### Goal of the exercise
Collect all lines from the listing that include the string "this".
======== Provided data ========
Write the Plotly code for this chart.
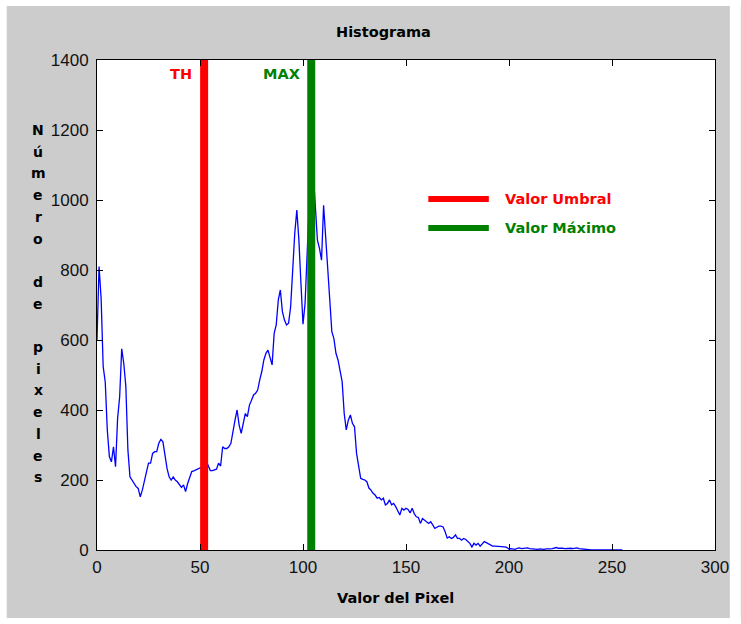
import plotly.graph_objects as go

# ---------------- data ----------------
pixel_values = list(range(256))
counts = [
    600, 810, 719, 524, 480, 343, 267, 252, 295, 238,    # 0-9
    376, 438, 575, 533, 467, 286, 209, 200, 190, 181,    # 10-19
    176, 152, 171, 200, 229, 248, 248, 276, 281, 281,    # 20-29
    305, 316, 309, 267, 233, 209, 200, 209, 200, 195,    # 30-39
    186, 179, 186, 167, 190, 209, 224, 226, 229, 230,    # 40-49
    233, 238, 240, 255, 238, 227, 227, 229, 231, 248,    # 50-59
    240, 295, 290, 290, 295, 305, 333, 371, 400, 357,    # 60-69
    333, 362, 390, 381, 414, 428, 443, 448, 457, 486,    # 70-79
    510, 543, 562, 571, 548, 529, 619, 643, 714, 743,    # 80-89
    681, 657, 643, 648, 695, 810, 905, 971, 886, 762,    # 90-99
    645, 704, 850, 985, 930, 1076, 981, 885, 862, 828,   # 100-109
    985, 900, 790, 700, 624, 604, 562, 543, 514, 481,    # 110-119
    390, 343, 371, 386, 362, 352, 276, 238, 205, 202,    # 120-129
    200, 195, 177, 171, 162, 157, 148, 150, 143, 148,    # 130-139
    129, 133, 143, 129, 133, 124, 114, 100, 119, 114,    # 140-149
    119, 116, 106, 119, 104, 95, 93, 76, 90, 85,         # 150-159
    81, 76, 81, 71, 62, 65, 68, 68, 66, 52,              # 160-169
    34, 38, 33, 36, 43, 33, 33, 28, 33, 30,              # 170-179
    24, 19, 9, 19, 14, 19, 11, 19, 24, 21,               # 180-189
    17, 13, 11, 11, 11, 11, 10, 10, 9, 7,                # 190-199
    3, 4, 3, 2, 5, 6, 4, 5, 7, 6,                        # 200-209
    4, 3, 2, 3, 2, 3, 2, 2, 3, 2,                        # 210-219
    3, 4, 6, 7, 5, 6, 5, 4, 5, 6,                        # 220-229
    5, 4, 5, 6, 4, 3, 2, 1, 1, 0,                        # 230-239
    0, 0, 0, 0, 0, 0, 0, 0, 0, 0,                        # 240-249
    0, 0, 0, 0, 0, 0,                                    # 250-255
]
threshold_value = 52
max_value = 104
y_limits = [0, 1400]
x_ticks = [0, 50, 100, 150, 200, 250, 300]
y_ticks = [0, 200, 400, 600, 800, 1000, 1200, 1400]

title_text = "Histograma"
x_label = "Valor del Pixel"
y_label_letters = ["N", "ú", "m", "e", "r", "o", "", "d", "e", "", "p", "i", "x", "e", "l", "e", "s"]
th_label = "TH"
max_label = "MAX"
legend_labels = ["Valor Umbral", "Valor Máximo"]

RED = "#ff0000"
GREEN = "#008000"
BG = "#cccccc"
BOLD = "DejaVu Sans"

# ---------------- layout geometry (pixels) ----------------
W, H = 741, 624
L, R, T, B = 97, 720, 60, 550
pw, ph = R - L, B - T


def px(xp):
    return (xp - L) / pw


def py(yp):
    return (B - yp) / ph


fig = go.Figure()
fig.add_trace(go.Scatter(x=pixel_values, y=counts, mode="lines",
                         line=dict(color="#0000ff", width=1.3),
                         showlegend=False, hoverinfo="skip"))
fig.add_trace(go.Scatter(x=[threshold_value, threshold_value], y=y_limits, mode="lines",
                         line=dict(color=RED, width=8), showlegend=False))
fig.add_trace(go.Scatter(x=[max_value, max_value], y=y_limits, mode="lines",
                         line=dict(color=GREEN, width=8), showlegend=False))

annotations = []
annotations.append(dict(text="<b>%s</b>" % title_text, x=px(386), y=py(32), xref="paper", yref="paper",
                        showarrow=False, xanchor="center", yanchor="middle",
                        font=dict(family=BOLD, size=14.5, color="black")))
annotations.append(dict(text="<b>%s</b>" % x_label, x=px(398), y=py(598), xref="paper", yref="paper",
                        showarrow=False, xanchor="center", yanchor="middle",
                        font=dict(family=BOLD, size=14.5, color="black")))
for i, ch in enumerate(y_label_letters):
    if not ch:
        continue
    annotations.append(dict(text="<b>%s</b>" % ch, x=px(38), y=py(130 + 21.7 * i), xref="paper", yref="paper",
                            showarrow=False, xanchor="center", yanchor="middle",
                            font=dict(family=BOLD, size=14, color="black")))
annotations.append(dict(text="<b>%s</b>" % th_label, x=px(195), y=py(74), xref="paper", yref="paper",
                        showarrow=False, xanchor="right", yanchor="middle",
                        font=dict(family=BOLD, size=14.5, color=RED)))
annotations.append(dict(text="<b>%s</b>" % max_label, x=px(304), y=py(74), xref="paper", yref="paper",
                        showarrow=False, xanchor="right", yanchor="middle",
                        font=dict(family=BOLD, size=14.5, color=GREEN)))
for lab, col, yp in zip(legend_labels, [RED, GREEN], [199, 228]):
    annotations.append(dict(text="<b>%s</b>" % lab, x=px(506), y=py(yp), xref="paper", yref="paper",
                            showarrow=False, xanchor="left", yanchor="middle",
                            font=dict(family=BOLD, size=14.5, color=col)))

shapes = []
for col, yp in zip([RED, GREEN], [199, 228]):
    shapes.append(dict(type="line", xref="paper", yref="paper", x0=px(431), x1=px(492),
                       y0=py(yp), y1=py(yp), line=dict(color=col, width=6)))
# white outer border around the grey figure
white = dict(type="rect", xref="paper", yref="paper", fillcolor="white", line=dict(width=0), layer="below")
shapes.append(dict(white, x0=px(-5), x1=px(W + 5), y0=py(6), y1=py(-5)))
shapes.append(dict(white, x0=px(-5), x1=px(6), y0=py(-5), y1=py(H + 5)))
shapes.append(dict(white, x0=px(735), x1=px(W + 5), y0=py(-5), y1=py(H + 5)))
shapes.append(dict(white, x0=px(-5), x1=px(W + 5), y0=py(618), y1=py(H + 5)))

axis_common = dict(showgrid=False, zeroline=False, showline=True, linecolor="black", linewidth=1,
                   mirror="allticks", ticks="inside", ticklen=6, tickcolor="black", tickwidth=1,
                   tickfont=dict(family="Liberation Sans", size=17, color="#111111"))

fig.update_layout(
    width=W, height=H,
    margin=dict(l=L, r=W - R, t=T, b=H - B, pad=0),
    paper_bgcolor=BG, plot_bgcolor="white",
    xaxis=dict(range=[0, 300], tickvals=x_ticks, ticklabelstandoff=2, **axis_common),
    yaxis=dict(range=y_limits, tickvals=y_ticks, ticklabelstandoff=4, **axis_common),
    annotations=annotations, shapes=shapes, showlegend=False,
)

fig.write_html("out.html")
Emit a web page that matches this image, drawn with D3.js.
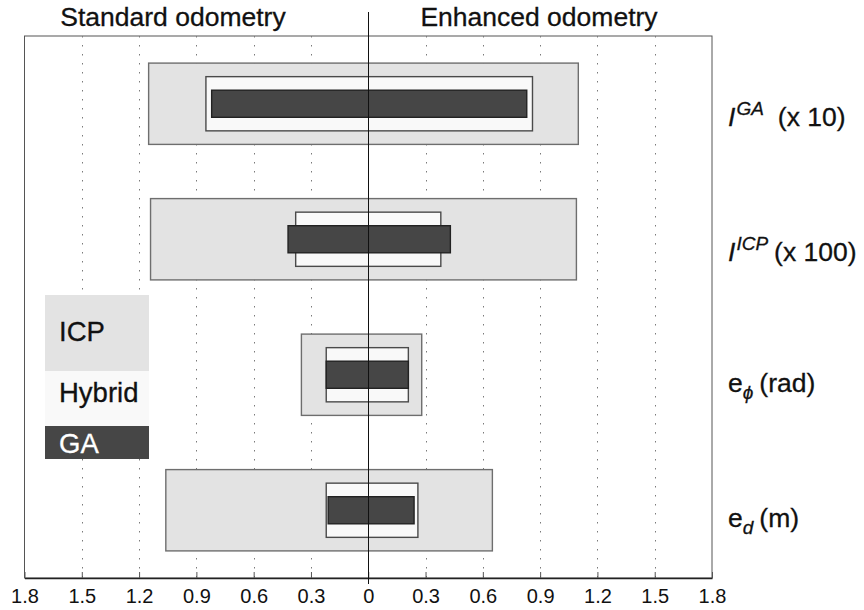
<!DOCTYPE html>
<html><head><meta charset="utf-8">
<script src="https://cdn.jsdelivr.net/npm/d3@7"></script>
<style>
body{margin:0;background:#fff}
svg{display:block;font-family:"Liberation Sans",Arial,Helvetica,sans-serif}
</style>
</head><body>
<svg id="c" width="864" height="610"></svg>
<script>
// ---- data ----
const categories = ["I_GA", "I_ICP", "e_phi", "e_d"];
const labelBase = ["I", "I", "e", "e"];
const labelBaseItalic = [true, true, false, false];
const labelScript = ["GA", "ICP", "\u03D5", "d"];
const labelScriptType = ["sup", "sup", "sub", "sub"];
const labelSuffix = ["(x 10)", "(x 100)", "(rad)", "(m)"];

const seriesNames = ["ICP", "Hybrid", "GA"];
// left side: Standard odometry (magnitudes)
const standardICP    = [1.15, 1.14, 0.35, 1.06];
const standardHybrid = [0.85, 0.38, 0.22, 0.22];
const standardGA     = [0.82, 0.42, 0.22, 0.21];
// right side: Enhanced odometry
const enhancedICP    = [1.10, 1.09, 0.28, 0.65];
const enhancedHybrid = [0.86, 0.38, 0.21, 0.26];
const enhancedGA     = [0.83, 0.43, 0.21, 0.24];

const tickValues = [-1.8, -1.5, -1.2, -0.9, -0.6, -0.3, 0, 0.3, 0.6, 0.9, 1.2, 1.5, 1.8];
const sideTitles = ["Standard odometry", "Enhanced odometry"];

// ---- styles ----
const fills   = {ICP: "#e3e3e3", Hybrid: "#f9f9f9", GA: "#464646"};
const strokes = {ICP: "#6e6e6e", Hybrid: "#4a4a4a", GA: "#222"};
const heightFrac = {ICP: 0.6, Hybrid: 0.4, GA: 0.2};

const left = [standardICP, standardHybrid, standardGA];
const right = [enhancedICP, enhancedHybrid, enhancedGA];

const svg = d3.select("#c");
const X0 = 24.5, X1 = 712, Y0 = 36, Y1 = 578;

const x = d3.scaleLinear().domain([-1.8, 1.8]).range([X0, X1]);
const y = d3.scaleBand().domain(categories).range([Y0, Y1]).padding(0);
const bw = y.bandwidth();

// frame
svg.append("rect").attr("x", X0).attr("y", Y0).attr("width", X1 - X0).attr("height", Y1 - Y0)
  .attr("fill", "none").attr("stroke", "#555").attr("stroke-width", 1);

// gridlines
svg.append("g").selectAll("line")
  .data(tickValues.filter(d => d !== 0 && Math.abs(d) < 1.8))
  .join("line")
  .attr("x1", d => Math.round(x(d)) + 0.5).attr("x2", d => Math.round(x(d)) + 0.5)
  .attr("y1", Y0).attr("y2", Y1)
  .attr("stroke", "#7a7a7a").attr("stroke-width", 1)
  .attr("stroke-dasharray", "1.5,7.5");

// bars
const rows = [];
categories.forEach((c, i) => {
  seriesNames.forEach((s, k) => {
    rows.push({cat: c, series: s, l: left[k][i], r: right[k][i]});
  });
});
svg.append("g").selectAll("rect")
  .data(rows)
  .join("rect")
  .attr("x", d => x(-d.l))
  .attr("width", d => x(d.r) - x(-d.l))
  .attr("y", d => y(d.cat) + bw / 2 - bw * heightFrac[d.series] / 2)
  .attr("height", d => bw * heightFrac[d.series])
  .attr("fill", d => fills[d.series])
  .attr("stroke", d => strokes[d.series])
  .attr("stroke-width", 1.4);

// axis
const axis = d3.axisBottom(x).tickValues(tickValues)
  .tickFormat(d => d3.format(".1~f")(Math.abs(d)))
  .tickSizeInner(-6).tickSizeOuter(0).tickPadding(11);
const ga = svg.append("g").attr("transform", `translate(0,${Y1})`).call(axis);
ga.select(".domain").attr("stroke", "#222").attr("stroke-width", 1.3);
ga.selectAll(".tick line").attr("stroke", "#555");
ga.selectAll(".tick text").attr("font-size", 20).attr("fill", "#111")
  .attr("font-family", '"Liberation Sans",Arial,sans-serif');

// centre line
svg.append("line").attr("x1", Math.round(x(0)) + 0.5).attr("x2", Math.round(x(0)) + 0.5)
  .attr("y1", 12).attr("y2", Y1 + 6).attr("stroke", "#111").attr("stroke-width", 1);

// side titles
svg.append("g").selectAll("text").data(sideTitles).join("text")
  .attr("x", (d, i) => i === 0 ? 173 : 539)
  .attr("y", 26)
  .attr("text-anchor", "middle")
  .attr("font-size", 26.5)
  .attr("fill", "#111")
  .attr("stroke", "#111").attr("stroke-width", 0.3)
  .text(d => d);

// category labels on the right
const lab = svg.append("g").selectAll("text").data(categories).join("text")
  .attr("x", 728)
  .attr("y", (d, i) => y(d) + bw / 2 + (labelScriptType[i] === "sup" ? 22 : 17))
  .attr("font-size", 26.5)
  .attr("fill", "#111")
  .attr("stroke", "#111").attr("stroke-width", 0.3);
lab.each(function (d, i) {
  const t = d3.select(this);
  t.append("tspan").attr("font-style", labelBaseItalic[i] ? "italic" : "normal").text(labelBase[i]);
  const shift = labelScriptType[i] === "sup" ? -11 : 7;
  t.append("tspan").attr("font-style", "italic").attr("font-size", 19)
    .attr("dx", labelScriptType[i] === "sup" ? 1 : 0)
    .attr("dy", shift).text(labelScript[i]);
  t.append("tspan").attr("dy", -shift).attr("dx", i === 0 ? 14 : 6).text(labelSuffix[i]);
});

// legend
const legTop = 295, legX = 45, legW = 104;
const legH = {ICP: 76, Hybrid: 55, GA: 33};
const legBase = {ICP: 46, Hybrid: 31, GA: 27};
let yy = legTop;
const legRows = seriesNames.map(s => { const r = {s, y: yy}; yy += legH[s]; return r; });
const lg = svg.append("g");
lg.selectAll("rect").data(legRows).join("rect")
  .attr("x", legX).attr("y", d => d.y).attr("width", legW).attr("height", d => legH[d.s])
  .attr("fill", d => fills[d.s]);
lg.selectAll("text").data(legRows).join("text")
  .attr("x", legX + 14).attr("y", d => d.y + legBase[d.s])
  .attr("font-size", 27.5)
  .attr("fill", d => d.s === "GA" ? "#fff" : "#111")
  .attr("stroke", d => d.s === "GA" ? "#fff" : "#111").attr("stroke-width", 0.3)
  .text(d => d.s);
</script>
</body></html>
========
### Final answer
Write the Plotly code for this chart.
Emit a web page that matches this image, drawn with D3.js.
  const t = d3.select(this);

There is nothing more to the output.